The US State Department lamented that there had been still "ample time" to resolve the remaining issues ahead of the summit.

The Ukrainian government said its decision was forced by national security concerns linked to trade problems with Russia.

'The last straw'

Prime Minister Mykola Azarov insisted before parliament Friday the decision was purely economic in nature and did not change Ukraine's strategy of EU integration.

"The decision was hard, but the only possible one in this economic situation," Azarov said to cries of "shame" from opposition lawmakers who promptly registered a vote of no confidence in his government.

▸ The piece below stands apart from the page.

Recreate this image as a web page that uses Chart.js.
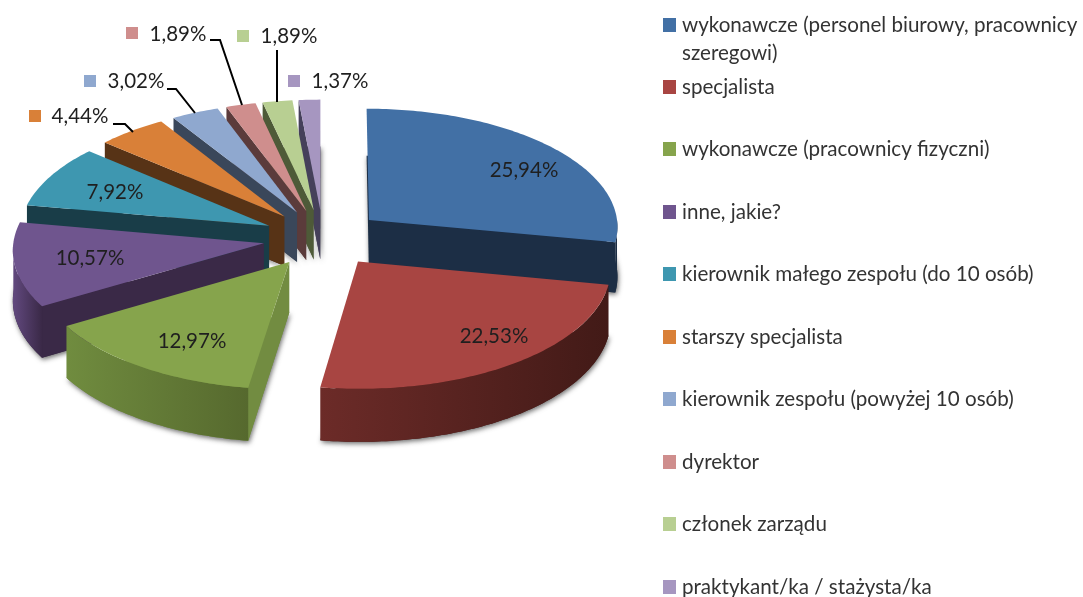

Azarov said the "last straw" was the tough conditions imposed by the International Monetary Fund for extending a new credit to Ukraine to help its struggling economy.

On Friday, around three thousand marched through the pro-Western city of Lviv, chanting "Revolution" as drivers honked their horns in support, an AFP correspondent reported.

Around a thousand protested the decision late Thursday on Kiev's Independence Square, the hub of the 2004 Orange Revolution that forced the annulment of rigged presidential polls initially claimed by Yanukovych.

Waving Ukrainian and EU flags, several dozen stayed over until the morning, carefully watched by police who did not intervene.

The opposition led by boxing champion Vitali Klitschko, ultra-nationalist Oleg Tiagnybok and Tymoshenko ally Arseniy Yatsenyuk are calling another protest for Friday night and a mass rally on Sunday afternoon.

Tymoshenko on Friday urged supporters to take to the streets in protest, comparing the decision to the August Coup in the Soviet Union of 1991, her lawyer Sergiy Vlasenko told reporters.

'Deep disappointment'

The Kremlin, which wants Ukraine to join a Russia-led Customs Union, had threatened trade retaliation if Ukraine signed the deal.

Yanukovych had made a trip to Moscow earlier this month for secret talks with Putin.

A senior adviser to Lithuanian President Dalia Grybauskaite -- whose country holds the EU's rotating presidency -- said Russia had threatened to cut imports from eastern Ukraine.

"President Yanukovych cited these reasons during a telephone conversation with President Grybauskaite this week," Jovita Neliupsiene the adviser told AFP.

"Ukraine has not withstood economic pressure and blackmail."

The Association Agreement, which is seen as a first step to eventual EU membership, came with a major free trade deal that would have made Ukraine's membership of the Customs Union impossible.

EU envoys Aleksander Kwasniewski and Pat Cox, who visited Ukraine more than two dozen times to secure the deal, expressed "deep disappointment" at the "unilateral" decision of the Ukrainian government.

They warned that the "time-out formula" adopted by the Ukrainian government "is likely to last for a considerable time".

EU officials have warned that failing to sign the agreement in Vilnius will close a window that may not open again for several years, with the EU Commission set to be renewed in 2014 and Ukraine facing presidential elections in 2015.